Find how many lines hold the word "this". Give only the number.

# Start of INFORMATION PROVIDED

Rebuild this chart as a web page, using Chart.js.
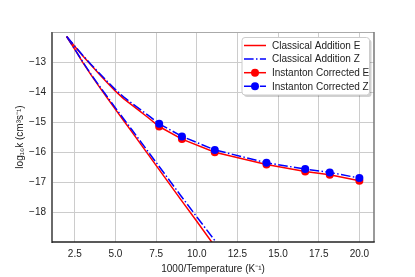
<!DOCTYPE html>
<html>
<head>
<meta charset="utf-8">
<script src="https://cdn.jsdelivr.net/npm/chart.js@4/dist/chart.umd.min.js"></script>
<style>
  html, body { margin: 0; padding: 0; background: #ffffff; }
  #wrap { width: 415px; height: 277px; }
</style>
</head>
<body>
<div id="wrap"><canvas id="c" width="415" height="277"></canvas></div>
<script>
// ---- data ----
const seriesLabels = ["Classical Addition E", "Classical Addition Z", "Instanton Corrected E", "Instanton Corrected Z"];

const classicalX = [2, 2.5, 3, 3.5, 4, 4.5, 5, 5.5, 6, 7, 8, 9, 10, 11, 12];
const classicalE = [-12.15, -12.58, -13.02, -13.43, -13.82, -14.2, -14.58, -14.95, -15.32, -16.07, -16.82, -17.57, -18.31, -19.06, -19.8];
const classicalZ = [-12.15, -12.57, -13.0, -13.41, -13.79, -14.16, -14.53, -14.89, -15.25, -15.98, -16.71, -17.44, -18.16, -18.87, -19.6];

const instantonX = [2, 2.5, 3, 3.5, 4, 4.5, 5, 5.5, 6, 6.5, 7, 7.69, 9.09, 11.11, 14.29, 16.67, 18.18, 20];
const instantonE = [-12.15, -12.48, -12.8, -13.1, -13.4, -13.69, -13.97, -14.22, -14.43, -14.64, -14.85, -15.15, -15.57, -16.01, -16.42, -16.65, -16.76, -16.96];
const instantonZ = [-12.15, -12.47, -12.78, -13.08, -13.37, -13.65, -13.92, -14.16, -14.37, -14.57, -14.77, -15.06, -15.48, -15.93, -16.36, -16.57, -16.68, -16.87];
// markers shown only at these x values
const markedX = [7.69, 9.09, 11.11, 14.29, 16.67, 18.18, 20];

const xTicks = [2.5, 5.0, 7.5, 10.0, 12.5, 15.0, 17.5, 20.0];
const yTicks = [-18, -17, -16, -15, -14, -13];

const xLabel = "1000/Temperature (K\u207B\u00B9)";
const yLabel = "log\u2081\u2080k (cm\u00B3s\u207B\u00B9)";

// ---- helpers ----
const RED = "#ff0000", BLUE = "#0000ff";
const DASHDOT = [9.6, 2.4, 1.5, 2.4];
const FONT = "'Liberation Sans', Arial, Helvetica, sans-serif";
function pts(xs, ys) { return xs.map((x, i) => ({ x: x, y: ys[i] })); }
const markerRadius = instantonX.map(x => markedX.includes(x) ? 4 : 0);

const datasets = [
  { label: seriesLabels[0], data: pts(classicalX, classicalE), borderColor: RED, backgroundColor: RED,
    borderWidth: 1.5, pointRadius: 0, order: 4 },
  { label: seriesLabels[1], data: pts(classicalX, classicalZ), borderColor: BLUE, backgroundColor: BLUE,
    borderWidth: 1.5, borderDash: DASHDOT, pointRadius: 0, order: 3 },
  { label: seriesLabels[2], data: pts(instantonX, instantonE), borderColor: RED, backgroundColor: RED,
    borderWidth: 1.5, pointRadius: markerRadius, pointBorderWidth: 0, order: 2, _marker: true },
  { label: seriesLabels[3], data: pts(instantonX, instantonZ), borderColor: BLUE, backgroundColor: BLUE,
    borderWidth: 1.5, borderDash: DASHDOT, pointRadius: markerRadius, pointBorderWidth: 0, order: 1, _marker: true }
];

function fmtMinus(v) { return String(v).replace("-", "\u2212"); }

const framePlugin = {
  id: "frame",
  afterDraw(chart) {
    const ctx = chart.ctx, a = chart.chartArea;
    ctx.save();
    // spines
    ctx.lineCap = "butt";
    ctx.strokeStyle = "#aaaaaa"; ctx.lineWidth = 1;
    ctx.beginPath(); ctx.moveTo(a.left, a.top + 0.5); ctx.lineTo(a.right, a.top + 0.5); ctx.stroke();
    ctx.strokeStyle = "#777777"; ctx.lineWidth = 1.5;
    ctx.beginPath(); ctx.moveTo(a.right, a.top); ctx.lineTo(a.right, a.bottom); ctx.stroke();
    ctx.strokeStyle = "#6a6a6a"; ctx.lineWidth = 2;
    ctx.beginPath(); ctx.moveTo(a.left, a.top); ctx.lineTo(a.left, a.bottom + 1); ctx.stroke();
    ctx.strokeStyle = "#222222"; ctx.lineWidth = 1.5;
    ctx.beginPath(); ctx.moveTo(a.left, a.bottom); ctx.lineTo(a.right + 0.75, a.bottom); ctx.stroke();

    // legend
    const lx = 242, ly = 37.5, lw = 127.5, lh = 57.5, r = 3;
    function rr(x, y, w, h) {
      ctx.beginPath();
      ctx.moveTo(x + r, y); ctx.lineTo(x + w - r, y); ctx.quadraticCurveTo(x + w, y, x + w, y + r);
      ctx.lineTo(x + w, y + h - r); ctx.quadraticCurveTo(x + w, y + h, x + w - r, y + h);
      ctx.lineTo(x + r, y + h); ctx.quadraticCurveTo(x, y + h, x, y + h - r);
      ctx.lineTo(x, y + r); ctx.quadraticCurveTo(x, y, x + r, y); ctx.closePath();
    }
    ctx.fillStyle = "rgba(0,0,0,0.18)";
    rr(lx + 2, ly + 2, lw, lh); ctx.fill();
    ctx.fillStyle = "#ffffff";
    rr(lx, ly, lw, lh); ctx.fill();
    ctx.strokeStyle = "#cccccc"; ctx.lineWidth = 1;
    rr(lx, ly, lw, lh); ctx.stroke();

    chart.data.datasets.forEach((ds, i) => {
      const y = 45.5 + i * 13.6;
      ctx.strokeStyle = ds.borderColor; ctx.lineWidth = 1.5;
      ctx.setLineDash(ds.borderDash || []);
      ctx.beginPath(); ctx.moveTo(244, y); ctx.lineTo(266, y); ctx.stroke();
      ctx.setLineDash([]);
      if (ds._marker) {
        ctx.fillStyle = ds.backgroundColor;
        ctx.beginPath(); ctx.arc(255, y, 4, 0, Math.PI * 2); ctx.fill();
      }
      ctx.fillStyle = "#222222";
      ctx.font = "10px " + FONT;
      ctx.textBaseline = "middle"; ctx.textAlign = "left";
      ctx.fillText(ds.label, 272, y + 0.5);
    });
    ctx.restore();
  }
};

new Chart(document.getElementById("c"), {
  type: "line",
  data: { datasets: datasets },
  plugins: [framePlugin],
  options: {
    responsive: false,
    animation: false,
    devicePixelRatio: 1,
    layout: { padding: { left: 0, right: 41, top: 32, bottom: 0 } },
    plugins: { legend: { display: false }, tooltip: { enabled: false } },
    elements: { line: { tension: 0 } },
    scales: {
      x: {
        type: "linear", min: 1.1, max: 20.9,
        afterBuildTicks(s) { s.ticks = xTicks.map(v => ({ value: v })); },
        afterFit(s) { s.height = 35; },
        grid: { color: "#cccccc", lineWidth: 1, drawTicks: false },
        border: { display: false },
        ticks: { color: "#222222", font: { family: FONT, size: 10 }, padding: 6,
                 maxRotation: 0, autoSkip: false,
                 callback: v => v.toFixed(1) },
        title: { display: true, text: xLabel, color: "#222222",
                 font: { family: FONT, size: 10 }, padding: { top: 0, bottom: 2 } }
      },
      y: {
        type: "linear", min: -19, max: -12,
        afterBuildTicks(s) { s.ticks = yTicks.map(v => ({ value: v })); },
        afterFit(s) { s.width = 52; },
        grid: { color: "#cccccc", lineWidth: 1, drawTicks: false },
        border: { display: false },
        ticks: { color: "#222222", font: { family: FONT, size: 10 }, padding: 6,
                 autoSkip: false, callback: v => fmtMinus(v) },
        title: { display: true, text: yLabel, color: "#222222",
                 font: { family: FONT, size: 10 }, padding: { top: 14, bottom: 0 } }
      }
    }
  }
});
</script>
</body>
</html>
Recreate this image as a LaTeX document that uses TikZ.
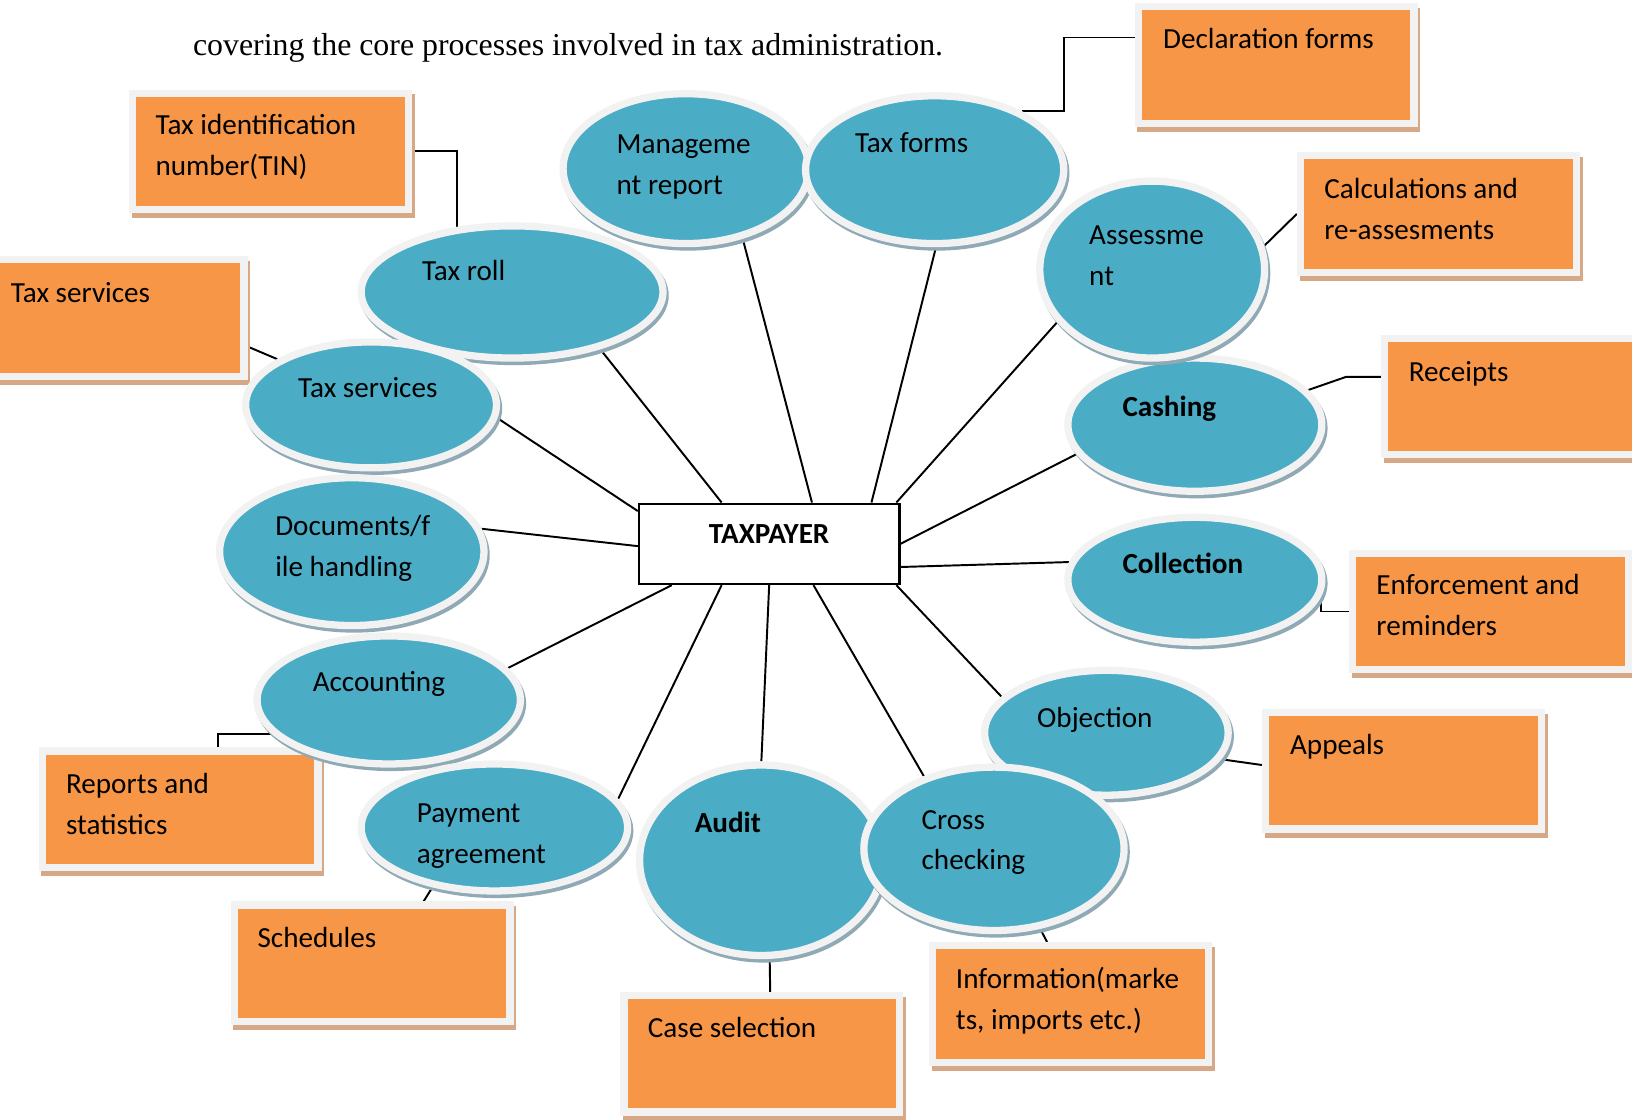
\documentclass[tikz,border=0pt]{standalone}
\usepackage{fontspec}
\setmainfont{Carlito}
\newfontfamily\bodyserif{Liberation Serif}
\usetikzlibrary{shapes.geometric,shadows,calc}

\pgfdeclarelayer{wires}
\pgfsetlayers{wires,main}

\definecolor{bubblefill}{RGB}{75,172,198}
\definecolor{rimgrey}{RGB}{242,242,242}
\definecolor{bubbleshade}{RGB}{143,170,181}
\definecolor{notefill}{RGB}{247,150,70}
\definecolor{noteshade}{RGB}{214,168,134}

\tikzset{every picture/.style={line width=0.75pt}}
\tikzset{
  bubble/.style={ellipse, inner sep=0pt, fill=bubblefill, draw=rimgrey, line width=5.25pt,
    general shadow={fill=bubbleshade, draw=bubbleshade, line width=5.25pt, shadow xshift=1.5pt, shadow yshift=-2.5pt}},
  note/.style={rectangle, inner sep=0pt, minimum width=198.75pt, minimum height=84pt, fill=notefill, draw=rimgrey, line width=5.25pt,
    general shadow={fill=noteshade, draw=noteshade, line width=5.25pt, shadow xshift=2pt, shadow yshift=-3.5pt}},
  lbl/.style={anchor=north west, inner sep=0pt, align=left, font=\fontsize{21}{29.5}\selectfont},
  link/.style={line width=1.4pt},
}

\begin{document}
\begin{tikzpicture}[x=0.75pt,y=0.75pt,yscale=-1,xscale=1]
\useasboundingbox (0,0) rectangle (1568,1076);

% Text Node
\node[anchor=base west, inner sep=0pt, font=\bodyserif\fontsize{22.95}{27}\selectfont] (intro) at (185,53) {covering the core processes involved in tax administration.};

%Shape: Rectangle [orange notes]
\node[note] (declar) at (1226,62.5) {};
\node[note] (tin) at (260,145.5) {};
\node[note] (calc) at (1382,205.5) {};
\node[note] (servbox) at (102,305.5) {};
\node[note] (receipts) at (1463,381) {};
\node[note] (enforce) at (1432,587.5) {};
\node[note] (appeals) at (1348.5,740.5) {};
\node[note] (reports) at (173,777.5) {};
\node[note] (schedules) at (357.5,925.5) {};
\node[note] (casesel) at (732,1012.5) {};
\node[note] (info) at (1028.5,964.5) {};

%Shape: Ellipse [processes]
\node[bubble, minimum width=177pt, minimum height=108pt] (mgmt) at (659,162) {};
\node[bubble, minimum width=186pt, minimum height=106.5pt] (taxforms) at (898,163) {};
\node[bubble, minimum width=217.5pt, minimum height=95.25pt] (taxroll) at (492,280.5) {};
\node[bubble, minimum width=180.75pt, minimum height=90.75pt] (taxserv) at (356.5,389) {};
\node[bubble, minimum width=190.5pt, minimum height=106.5pt] (docs) at (338,530) {};
\node[bubble, minimum width=189.75pt, minimum height=92.25pt] (acct) at (373.5,672.5) {};
\node[bubble, minimum width=192pt, minimum height=91.5pt] (payment) at (475,795) {};
\node[bubble, minimum width=183pt, minimum height=96pt] (cashing) at (1148,408) {};
\node[bubble, minimum width=162pt, minimum height=127.5pt] (assess) at (1107,259) {};
\node[bubble, minimum width=183pt, minimum height=90pt] (collect) at (1148,557) {};
\node[bubble, minimum width=175.5pt, minimum height=90pt] (object) at (1063,704) {};
\node[bubble, minimum width=175.5pt, minimum height=137.25pt] (audit) at (731.5,826.5) {};
\node[bubble, minimum width=187.5pt, minimum height=117.75pt] (cross) at (955,815.5) {};

%Shape: Rectangle [centre]
\node[draw, fill=white, line width=1.8pt, inner sep=0pt, minimum width=187.5pt, minimum height=57.75pt,
      text height=8pt, text depth=8pt, font=\fontsize{21}{29.5}\selectfont\bfseries] (payer) at (739,522.5) {TAXPAYER};

% Text Node
\node[lbl] (mgmtT) at (592,119.5) {\strut Manageme\\nt report};
\node[lbl] (taxformsT) at (821,118.5) {\strut Tax forms};
\node[lbl] (taxrollT) at (405,241.5) {\strut Tax roll};
\node[lbl] (assessT) at (1046,206.5) {\strut Assessme\\nt};
\node[lbl] (taxservT) at (286,353.5) {\strut Tax services};
\node[lbl] (cashingT) at (1078,372.5) {\strut\bfseries Cashing};
\node[lbl] (docsT) at (264,486.5) {\strut Documents/f\\ile handling};
\node[lbl] (collectT) at (1078,522.5) {\strut\bfseries Collection};
\node[lbl] (acctT) at (300,636.5) {\strut Accounting};
\node[lbl] (objectT) at (996,670.5) {\strut Objection};
\node[lbl] (paymentT) at (400,762.5) {\strut Payment\\agreement};
\node[lbl] (auditT) at (667,771.5) {\strut\bfseries Audit};
\node[lbl] (crossT) at (885,768.5) {\strut Cross\\checking};

% Text Node
\node[lbl] (declarT) at (1117,18.5) {\strut Declaration forms};
\node[lbl] (tinT) at (149,101.5) {\strut Tax identification\\number(TIN)};
\node[lbl] (calcT) at (1272,162.5) {\strut Calculations and\\re-assesments};
\node[lbl] (servboxT) at (10,262.5) {\strut Tax services};
\node[lbl] (receiptsT) at (1353,338.5) {\strut Receipts};
\node[lbl] (enforceT) at (1322,543.5) {\strut Enforcement and\\reminders};
\node[lbl] (appealsT) at (1239,696.5) {\strut Appeals};
\node[lbl] (reportsT) at (63,734.5) {\strut Reports and\\statistics};
\node[lbl] (schedulesT) at (247,882.5) {\strut Schedules};
\node[lbl] (caselT) at (622,968.5) {\strut Case selection};
\node[lbl] (infoT) at (918,921.5) {\strut Information(marke\\ts, imports etc.)};

\begin{pgfonlayer}{wires}
%Straight Lines [spokes]
\draw[link] (payer.44) -- (mgmt.-51);
\draw[link] (payer.22.5) -- (taxforms.-89);
\draw[link] (payer.139) -- (taxroll.-33);
\draw[link] (payer.18.7) -- (assess.209);
\draw[link] (payer.166.7) -- (taxserv.-6.7);
\draw[link] (payer.-0.7) -- (cashing.194);
\draw[link] (payer.181) -- (docs.10);
\draw[link] (payer.-10.2) -- (collect.172);
\draw[link] (payer.203.6) -- (acct.15);
\draw[link] (payer.-18.7) -- (object.161);
\draw[link] (payer.221.2) -- (payment.13);
\draw[link] (payer.south) -- (audit.north);
\draw[link] (payer.-43.2) -- (cross.134.6);

%Straight Lines [to notes]
\draw[link] (taxforms.34) -| ($(declar.west)+(-67.5,-26.5)$) -- ($(declar.west)+(0,-26.5)$);
\draw[link] (tin.east) -| (taxroll.130);
\draw[link] (assess.12) -- (calc.west);
\draw[link] (taxserv.154) -- ($(servbox.east)+(0,27.5)$);
\draw[link] (cashing.17) -- ($(receipts.west)+(-33.5,-19)$) -- ($(receipts.west)+(0,-19)$);
\draw[link] (collect.-8) |- (enforce.west);
\draw[link] (object.-13) -- ($(appeals.west)+(0,-5.5)$);
\draw[link] (acct.196) -| ($(reports.north)+(36,0)$);
\draw[link] (payment.224) -- ($(schedules.north)+(49.5,0)$);
\draw[link] ($(audit.south)+(8,0)$) -- ($(casesel.north)+(8,0)$);
\draw[link] (cross.-60) -- ($(info.north)+(-22.5,0)$);
\end{pgfonlayer}

\end{tikzpicture}
\end{document}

# End of INFORMATION PROVIDED

[EXERCISE OUTPUT] 2